### What you have to do
What are the lines from the one with "Generate a web" through the one with "var endValue = 48.8;", inclusive? Output them exactly, and leave out the pictures.
====== Stored rows ======
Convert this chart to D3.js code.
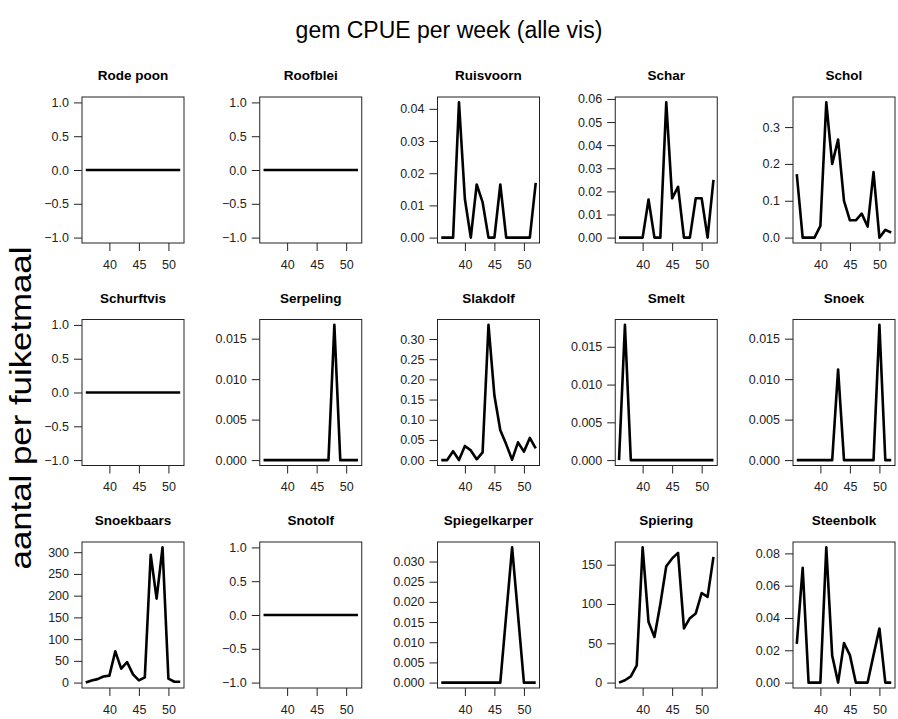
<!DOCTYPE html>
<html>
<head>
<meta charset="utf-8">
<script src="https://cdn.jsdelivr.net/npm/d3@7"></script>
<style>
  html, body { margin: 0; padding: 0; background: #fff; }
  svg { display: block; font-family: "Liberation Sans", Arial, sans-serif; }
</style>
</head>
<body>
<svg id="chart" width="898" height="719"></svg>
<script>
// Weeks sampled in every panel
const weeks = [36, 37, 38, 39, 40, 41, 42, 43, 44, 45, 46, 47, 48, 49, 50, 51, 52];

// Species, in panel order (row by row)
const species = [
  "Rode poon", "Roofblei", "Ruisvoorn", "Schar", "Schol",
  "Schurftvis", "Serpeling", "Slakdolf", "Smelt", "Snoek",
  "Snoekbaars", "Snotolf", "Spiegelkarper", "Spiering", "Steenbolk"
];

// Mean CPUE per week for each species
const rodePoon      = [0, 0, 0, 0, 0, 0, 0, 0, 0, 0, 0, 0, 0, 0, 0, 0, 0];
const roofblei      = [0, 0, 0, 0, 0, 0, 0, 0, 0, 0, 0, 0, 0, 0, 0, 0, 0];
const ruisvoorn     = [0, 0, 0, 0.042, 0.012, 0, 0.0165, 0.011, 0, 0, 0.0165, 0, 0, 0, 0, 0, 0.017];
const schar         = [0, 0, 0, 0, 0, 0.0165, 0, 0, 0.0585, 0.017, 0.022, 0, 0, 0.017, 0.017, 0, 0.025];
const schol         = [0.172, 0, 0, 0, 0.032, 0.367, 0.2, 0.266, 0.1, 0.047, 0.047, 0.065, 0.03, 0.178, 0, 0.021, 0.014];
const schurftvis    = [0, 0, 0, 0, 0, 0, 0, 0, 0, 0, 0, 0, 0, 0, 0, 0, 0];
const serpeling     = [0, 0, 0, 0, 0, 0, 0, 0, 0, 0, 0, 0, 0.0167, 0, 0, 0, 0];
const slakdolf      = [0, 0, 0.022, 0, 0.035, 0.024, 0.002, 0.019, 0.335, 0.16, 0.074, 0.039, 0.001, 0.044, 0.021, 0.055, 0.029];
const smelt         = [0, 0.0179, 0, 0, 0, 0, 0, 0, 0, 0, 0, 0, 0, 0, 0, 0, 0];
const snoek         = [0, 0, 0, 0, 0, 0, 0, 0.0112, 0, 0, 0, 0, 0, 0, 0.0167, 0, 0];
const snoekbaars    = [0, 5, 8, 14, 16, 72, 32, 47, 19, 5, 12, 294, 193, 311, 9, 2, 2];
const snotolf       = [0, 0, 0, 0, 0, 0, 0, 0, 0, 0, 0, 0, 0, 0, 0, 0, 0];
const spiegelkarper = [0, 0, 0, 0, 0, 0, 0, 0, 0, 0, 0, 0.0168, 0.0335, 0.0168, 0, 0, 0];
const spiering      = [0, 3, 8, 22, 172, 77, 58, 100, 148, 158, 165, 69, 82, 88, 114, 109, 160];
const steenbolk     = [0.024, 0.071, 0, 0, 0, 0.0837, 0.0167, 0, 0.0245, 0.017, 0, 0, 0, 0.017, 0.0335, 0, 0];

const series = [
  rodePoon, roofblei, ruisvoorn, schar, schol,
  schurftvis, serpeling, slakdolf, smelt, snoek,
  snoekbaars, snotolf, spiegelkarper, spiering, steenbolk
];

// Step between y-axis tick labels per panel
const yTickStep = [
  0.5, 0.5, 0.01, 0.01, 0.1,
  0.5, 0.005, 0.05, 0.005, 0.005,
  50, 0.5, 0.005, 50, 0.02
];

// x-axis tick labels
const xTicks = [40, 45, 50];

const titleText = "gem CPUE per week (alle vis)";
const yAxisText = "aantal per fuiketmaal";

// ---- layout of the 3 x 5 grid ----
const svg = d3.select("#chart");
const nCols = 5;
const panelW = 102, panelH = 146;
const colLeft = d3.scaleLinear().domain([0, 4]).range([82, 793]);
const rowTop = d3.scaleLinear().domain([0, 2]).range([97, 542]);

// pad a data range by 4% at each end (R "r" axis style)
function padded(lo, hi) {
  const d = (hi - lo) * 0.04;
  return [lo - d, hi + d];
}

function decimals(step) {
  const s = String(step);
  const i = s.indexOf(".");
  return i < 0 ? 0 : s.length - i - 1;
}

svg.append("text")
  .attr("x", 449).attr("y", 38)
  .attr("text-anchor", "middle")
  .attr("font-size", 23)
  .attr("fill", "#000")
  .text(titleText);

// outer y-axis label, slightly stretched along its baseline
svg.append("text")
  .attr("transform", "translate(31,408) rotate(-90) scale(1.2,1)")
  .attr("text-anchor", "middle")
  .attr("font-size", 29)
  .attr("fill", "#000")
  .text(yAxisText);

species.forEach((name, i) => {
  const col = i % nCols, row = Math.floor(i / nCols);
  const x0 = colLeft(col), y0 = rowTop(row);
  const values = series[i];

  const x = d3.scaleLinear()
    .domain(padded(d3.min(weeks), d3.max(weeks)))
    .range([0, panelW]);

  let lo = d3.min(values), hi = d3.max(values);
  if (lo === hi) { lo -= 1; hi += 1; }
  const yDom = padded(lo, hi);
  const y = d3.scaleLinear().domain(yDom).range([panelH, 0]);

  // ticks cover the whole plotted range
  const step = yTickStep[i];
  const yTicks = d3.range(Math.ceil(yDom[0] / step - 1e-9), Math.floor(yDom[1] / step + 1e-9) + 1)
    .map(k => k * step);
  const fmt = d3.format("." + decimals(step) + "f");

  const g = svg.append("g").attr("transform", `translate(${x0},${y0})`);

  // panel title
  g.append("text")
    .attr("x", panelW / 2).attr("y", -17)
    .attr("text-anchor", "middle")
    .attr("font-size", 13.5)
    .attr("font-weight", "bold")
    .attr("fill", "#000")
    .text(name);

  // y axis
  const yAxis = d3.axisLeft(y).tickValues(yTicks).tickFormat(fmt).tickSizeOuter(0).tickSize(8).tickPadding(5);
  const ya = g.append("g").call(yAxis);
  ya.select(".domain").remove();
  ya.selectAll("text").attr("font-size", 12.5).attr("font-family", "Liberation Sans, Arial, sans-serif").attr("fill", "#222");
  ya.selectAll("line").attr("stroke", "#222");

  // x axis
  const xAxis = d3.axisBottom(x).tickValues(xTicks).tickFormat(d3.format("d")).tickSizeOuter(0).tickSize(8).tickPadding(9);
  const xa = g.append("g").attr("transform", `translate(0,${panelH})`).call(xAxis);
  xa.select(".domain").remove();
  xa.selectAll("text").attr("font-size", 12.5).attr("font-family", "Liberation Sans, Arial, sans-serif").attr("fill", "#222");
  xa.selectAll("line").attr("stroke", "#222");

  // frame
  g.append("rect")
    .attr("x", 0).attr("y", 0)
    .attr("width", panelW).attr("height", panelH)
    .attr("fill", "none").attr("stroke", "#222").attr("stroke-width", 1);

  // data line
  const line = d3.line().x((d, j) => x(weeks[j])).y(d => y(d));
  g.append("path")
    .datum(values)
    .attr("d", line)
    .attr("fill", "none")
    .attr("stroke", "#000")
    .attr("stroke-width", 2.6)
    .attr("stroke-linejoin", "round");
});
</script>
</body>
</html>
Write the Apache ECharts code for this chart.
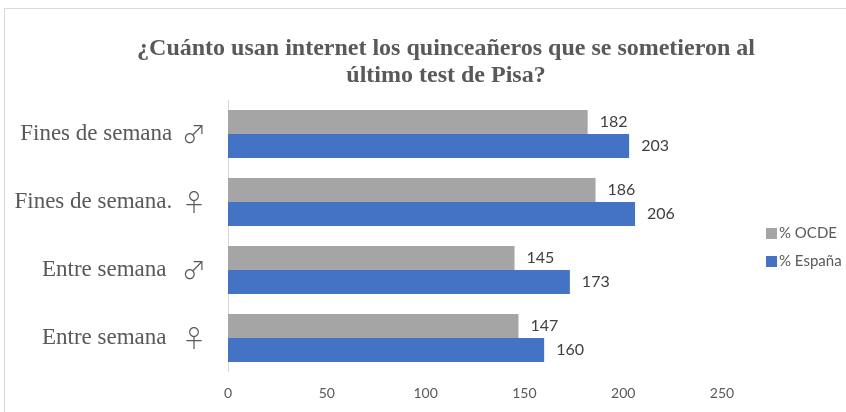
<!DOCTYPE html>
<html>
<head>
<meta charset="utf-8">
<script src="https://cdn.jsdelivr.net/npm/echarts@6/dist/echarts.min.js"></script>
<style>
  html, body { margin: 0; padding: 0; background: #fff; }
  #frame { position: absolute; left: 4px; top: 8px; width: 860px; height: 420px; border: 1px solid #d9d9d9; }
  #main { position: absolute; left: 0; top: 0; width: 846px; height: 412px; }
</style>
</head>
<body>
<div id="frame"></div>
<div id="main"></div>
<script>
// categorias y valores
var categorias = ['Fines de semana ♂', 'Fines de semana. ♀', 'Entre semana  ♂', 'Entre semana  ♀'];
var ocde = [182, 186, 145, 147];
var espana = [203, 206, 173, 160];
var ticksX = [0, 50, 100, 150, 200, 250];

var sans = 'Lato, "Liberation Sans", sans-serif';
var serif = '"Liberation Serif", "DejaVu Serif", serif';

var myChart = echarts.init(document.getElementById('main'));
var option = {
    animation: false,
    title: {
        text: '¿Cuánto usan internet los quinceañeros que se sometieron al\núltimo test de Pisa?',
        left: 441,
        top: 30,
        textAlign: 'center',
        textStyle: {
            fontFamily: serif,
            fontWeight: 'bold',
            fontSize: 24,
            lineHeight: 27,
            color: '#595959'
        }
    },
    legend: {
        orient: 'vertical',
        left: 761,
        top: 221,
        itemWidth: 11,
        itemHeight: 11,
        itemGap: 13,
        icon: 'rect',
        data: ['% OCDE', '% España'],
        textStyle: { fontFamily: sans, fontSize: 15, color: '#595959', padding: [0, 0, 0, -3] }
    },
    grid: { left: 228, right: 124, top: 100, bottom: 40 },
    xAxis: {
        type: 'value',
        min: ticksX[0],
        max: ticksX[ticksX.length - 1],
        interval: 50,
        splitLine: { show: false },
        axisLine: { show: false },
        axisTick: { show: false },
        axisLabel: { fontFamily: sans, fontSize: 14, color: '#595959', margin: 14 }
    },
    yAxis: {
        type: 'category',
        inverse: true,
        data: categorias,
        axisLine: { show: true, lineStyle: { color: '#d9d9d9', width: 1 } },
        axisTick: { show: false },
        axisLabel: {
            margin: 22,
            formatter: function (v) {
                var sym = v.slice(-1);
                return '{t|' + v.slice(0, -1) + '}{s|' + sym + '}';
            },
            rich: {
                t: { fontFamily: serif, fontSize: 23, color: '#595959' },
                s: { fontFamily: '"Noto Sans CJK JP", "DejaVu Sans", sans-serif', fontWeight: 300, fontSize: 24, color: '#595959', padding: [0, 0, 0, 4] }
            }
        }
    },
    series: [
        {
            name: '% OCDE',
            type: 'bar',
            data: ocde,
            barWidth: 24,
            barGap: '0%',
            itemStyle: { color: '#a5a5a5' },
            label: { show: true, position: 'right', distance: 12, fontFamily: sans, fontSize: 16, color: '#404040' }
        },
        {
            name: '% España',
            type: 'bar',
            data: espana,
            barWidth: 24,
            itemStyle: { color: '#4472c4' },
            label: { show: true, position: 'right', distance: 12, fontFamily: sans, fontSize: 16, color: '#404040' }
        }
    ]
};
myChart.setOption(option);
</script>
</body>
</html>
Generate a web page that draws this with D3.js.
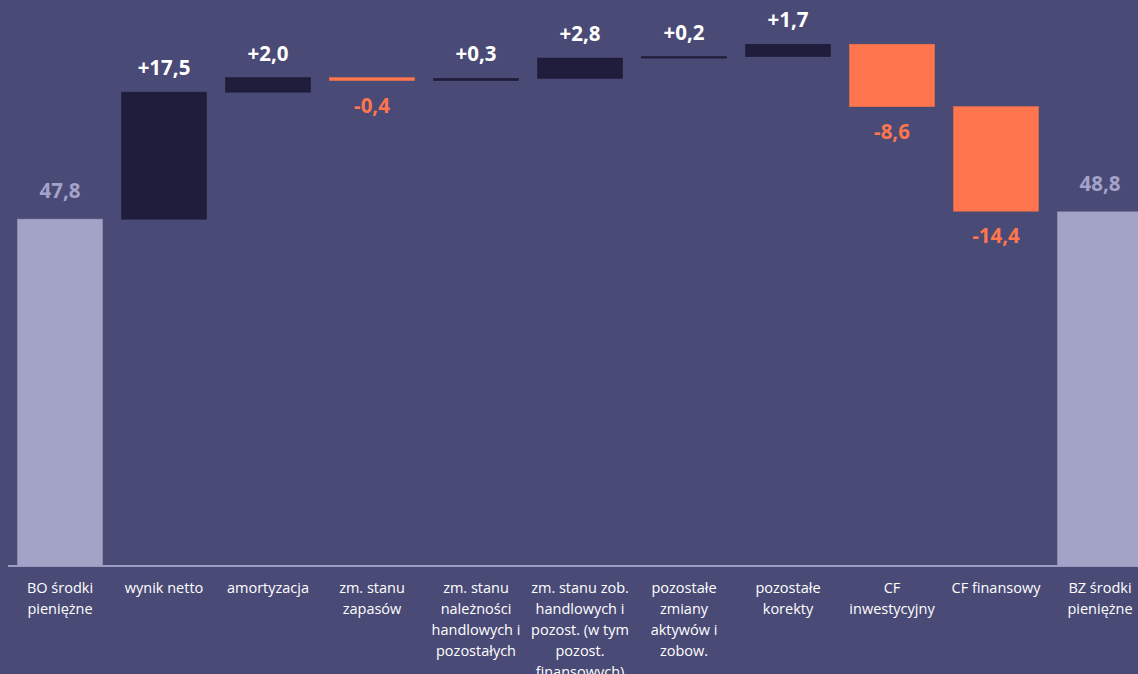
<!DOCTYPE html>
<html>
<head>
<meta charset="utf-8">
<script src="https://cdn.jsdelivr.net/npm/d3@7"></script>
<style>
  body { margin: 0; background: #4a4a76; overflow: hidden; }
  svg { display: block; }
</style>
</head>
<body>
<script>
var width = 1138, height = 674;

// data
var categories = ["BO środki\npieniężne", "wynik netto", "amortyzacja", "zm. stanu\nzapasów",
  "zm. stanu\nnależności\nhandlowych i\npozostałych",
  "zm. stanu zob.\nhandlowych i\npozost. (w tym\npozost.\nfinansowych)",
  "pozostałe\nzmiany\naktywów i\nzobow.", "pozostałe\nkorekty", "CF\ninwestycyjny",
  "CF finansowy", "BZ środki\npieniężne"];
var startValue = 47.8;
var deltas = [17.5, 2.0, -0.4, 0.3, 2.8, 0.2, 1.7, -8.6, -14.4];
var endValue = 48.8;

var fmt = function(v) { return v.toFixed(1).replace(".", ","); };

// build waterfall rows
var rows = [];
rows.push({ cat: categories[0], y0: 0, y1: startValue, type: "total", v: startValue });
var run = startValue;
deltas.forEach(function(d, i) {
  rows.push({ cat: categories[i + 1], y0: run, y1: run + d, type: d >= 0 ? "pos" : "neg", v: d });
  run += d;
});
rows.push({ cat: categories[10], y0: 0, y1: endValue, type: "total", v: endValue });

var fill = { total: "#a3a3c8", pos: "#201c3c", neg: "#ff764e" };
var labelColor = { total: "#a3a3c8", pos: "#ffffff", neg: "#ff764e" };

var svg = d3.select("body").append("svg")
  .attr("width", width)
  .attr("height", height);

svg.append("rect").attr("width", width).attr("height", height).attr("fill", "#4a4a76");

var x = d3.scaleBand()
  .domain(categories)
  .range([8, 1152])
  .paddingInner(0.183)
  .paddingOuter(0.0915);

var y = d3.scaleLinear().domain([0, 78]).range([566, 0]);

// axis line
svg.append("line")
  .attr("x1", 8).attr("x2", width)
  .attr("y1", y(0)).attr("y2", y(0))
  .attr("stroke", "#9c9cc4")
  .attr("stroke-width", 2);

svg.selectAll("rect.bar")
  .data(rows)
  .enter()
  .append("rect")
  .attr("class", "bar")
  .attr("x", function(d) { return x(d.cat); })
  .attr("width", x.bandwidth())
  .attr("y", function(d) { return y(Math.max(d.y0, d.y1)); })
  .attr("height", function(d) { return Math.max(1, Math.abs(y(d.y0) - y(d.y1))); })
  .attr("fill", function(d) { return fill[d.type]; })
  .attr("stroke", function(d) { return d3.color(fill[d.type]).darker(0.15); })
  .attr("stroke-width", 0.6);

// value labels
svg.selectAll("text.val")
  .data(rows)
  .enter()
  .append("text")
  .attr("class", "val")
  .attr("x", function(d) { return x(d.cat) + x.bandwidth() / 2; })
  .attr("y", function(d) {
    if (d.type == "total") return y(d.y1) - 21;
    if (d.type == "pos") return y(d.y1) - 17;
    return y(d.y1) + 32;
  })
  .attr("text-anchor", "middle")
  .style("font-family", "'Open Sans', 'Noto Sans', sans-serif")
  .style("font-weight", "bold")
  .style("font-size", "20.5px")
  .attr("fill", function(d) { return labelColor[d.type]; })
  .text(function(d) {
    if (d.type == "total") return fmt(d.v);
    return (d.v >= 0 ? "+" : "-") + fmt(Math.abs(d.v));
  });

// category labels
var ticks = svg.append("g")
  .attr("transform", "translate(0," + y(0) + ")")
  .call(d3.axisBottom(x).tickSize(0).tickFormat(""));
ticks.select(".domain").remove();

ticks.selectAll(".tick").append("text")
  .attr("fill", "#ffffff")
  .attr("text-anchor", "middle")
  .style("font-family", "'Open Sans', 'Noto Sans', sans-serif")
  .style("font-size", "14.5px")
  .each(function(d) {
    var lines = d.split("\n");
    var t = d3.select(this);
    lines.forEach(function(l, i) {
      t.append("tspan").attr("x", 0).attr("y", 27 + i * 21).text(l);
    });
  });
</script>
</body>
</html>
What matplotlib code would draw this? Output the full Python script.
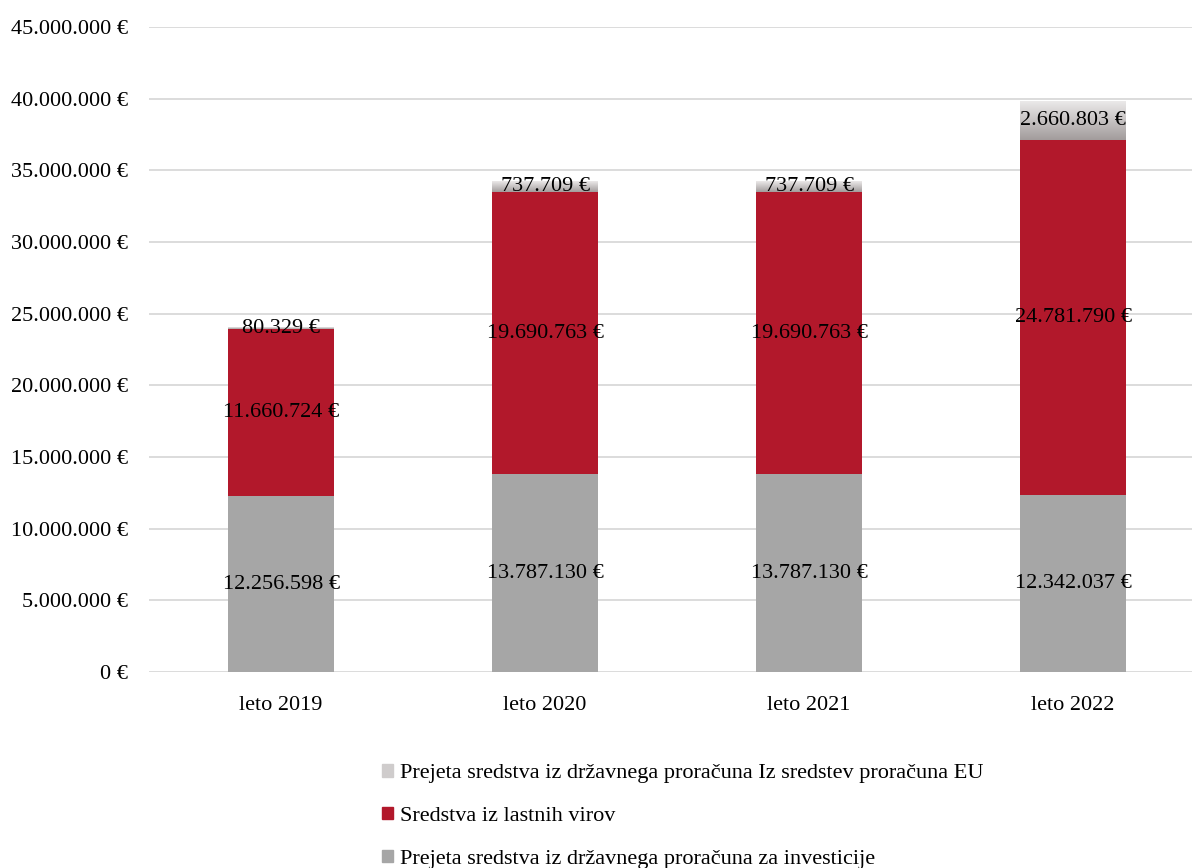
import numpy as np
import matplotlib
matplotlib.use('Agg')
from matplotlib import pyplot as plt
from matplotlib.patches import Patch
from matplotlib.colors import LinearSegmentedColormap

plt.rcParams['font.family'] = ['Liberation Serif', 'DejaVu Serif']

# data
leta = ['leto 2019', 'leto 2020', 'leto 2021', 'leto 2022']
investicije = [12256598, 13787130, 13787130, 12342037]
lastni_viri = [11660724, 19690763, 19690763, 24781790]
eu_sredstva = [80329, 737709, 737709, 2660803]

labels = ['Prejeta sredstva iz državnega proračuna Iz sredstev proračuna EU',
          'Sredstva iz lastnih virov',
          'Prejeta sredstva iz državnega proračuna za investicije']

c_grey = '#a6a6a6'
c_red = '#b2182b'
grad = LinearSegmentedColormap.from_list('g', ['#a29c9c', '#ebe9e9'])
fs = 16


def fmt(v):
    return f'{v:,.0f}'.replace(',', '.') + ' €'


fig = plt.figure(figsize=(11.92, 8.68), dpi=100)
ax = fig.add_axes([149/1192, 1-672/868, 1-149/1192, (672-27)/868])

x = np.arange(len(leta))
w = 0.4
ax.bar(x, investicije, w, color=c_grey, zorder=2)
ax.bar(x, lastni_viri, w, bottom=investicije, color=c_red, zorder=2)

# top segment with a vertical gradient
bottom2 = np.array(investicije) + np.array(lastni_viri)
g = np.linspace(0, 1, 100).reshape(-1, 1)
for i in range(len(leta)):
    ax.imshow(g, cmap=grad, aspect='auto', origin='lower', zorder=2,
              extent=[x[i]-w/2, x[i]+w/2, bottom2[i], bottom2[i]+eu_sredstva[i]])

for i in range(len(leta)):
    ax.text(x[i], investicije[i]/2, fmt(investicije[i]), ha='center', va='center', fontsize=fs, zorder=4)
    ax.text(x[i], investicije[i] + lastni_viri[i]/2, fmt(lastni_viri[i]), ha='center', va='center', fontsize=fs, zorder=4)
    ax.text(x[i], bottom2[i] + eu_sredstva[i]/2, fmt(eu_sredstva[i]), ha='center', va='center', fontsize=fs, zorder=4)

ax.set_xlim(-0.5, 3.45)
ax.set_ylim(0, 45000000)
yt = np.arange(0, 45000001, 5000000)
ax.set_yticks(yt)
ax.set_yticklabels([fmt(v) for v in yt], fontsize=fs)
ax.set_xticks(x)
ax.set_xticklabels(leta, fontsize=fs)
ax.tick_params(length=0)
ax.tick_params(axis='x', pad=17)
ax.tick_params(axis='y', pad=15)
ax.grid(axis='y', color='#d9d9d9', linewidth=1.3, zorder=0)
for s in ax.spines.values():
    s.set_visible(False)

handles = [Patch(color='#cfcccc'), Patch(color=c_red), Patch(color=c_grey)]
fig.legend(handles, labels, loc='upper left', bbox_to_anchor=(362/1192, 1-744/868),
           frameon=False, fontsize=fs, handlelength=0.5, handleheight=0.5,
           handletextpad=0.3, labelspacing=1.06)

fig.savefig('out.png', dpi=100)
======
### The answer
Generate a web page that draws this with D3.js.
<!DOCTYPE html>
<html>
<head>
<meta charset="utf-8">
<script src="https://cdn.jsdelivr.net/npm/d3@7"></script>
<style>
  body { margin: 0; background: #4a4a76; overflow: hidden; }
  svg { display: block; }
</style>
</head>
<body>
<script>
var width = 1138, height = 674;

// data
var categories = ["BO środki\npieniężne", "wynik netto", "amortyzacja", "zm. stanu\nzapasów",
  "zm. stanu\nnależności\nhandlowych i\npozostałych",
  "zm. stanu zob.\nhandlowych i\npozost. (w tym\npozost.\nfinansowych)",
  "pozostałe\nzmiany\naktywów i\nzobow.", "pozostałe\nkorekty", "CF\ninwestycyjny",
  "CF finansowy", "BZ środki\npieniężne"];
var startValue = 47.8;
var deltas = [17.5, 2.0, -0.4, 0.3, 2.8, 0.2, 1.7, -8.6, -14.4];
var endValue = 48.8;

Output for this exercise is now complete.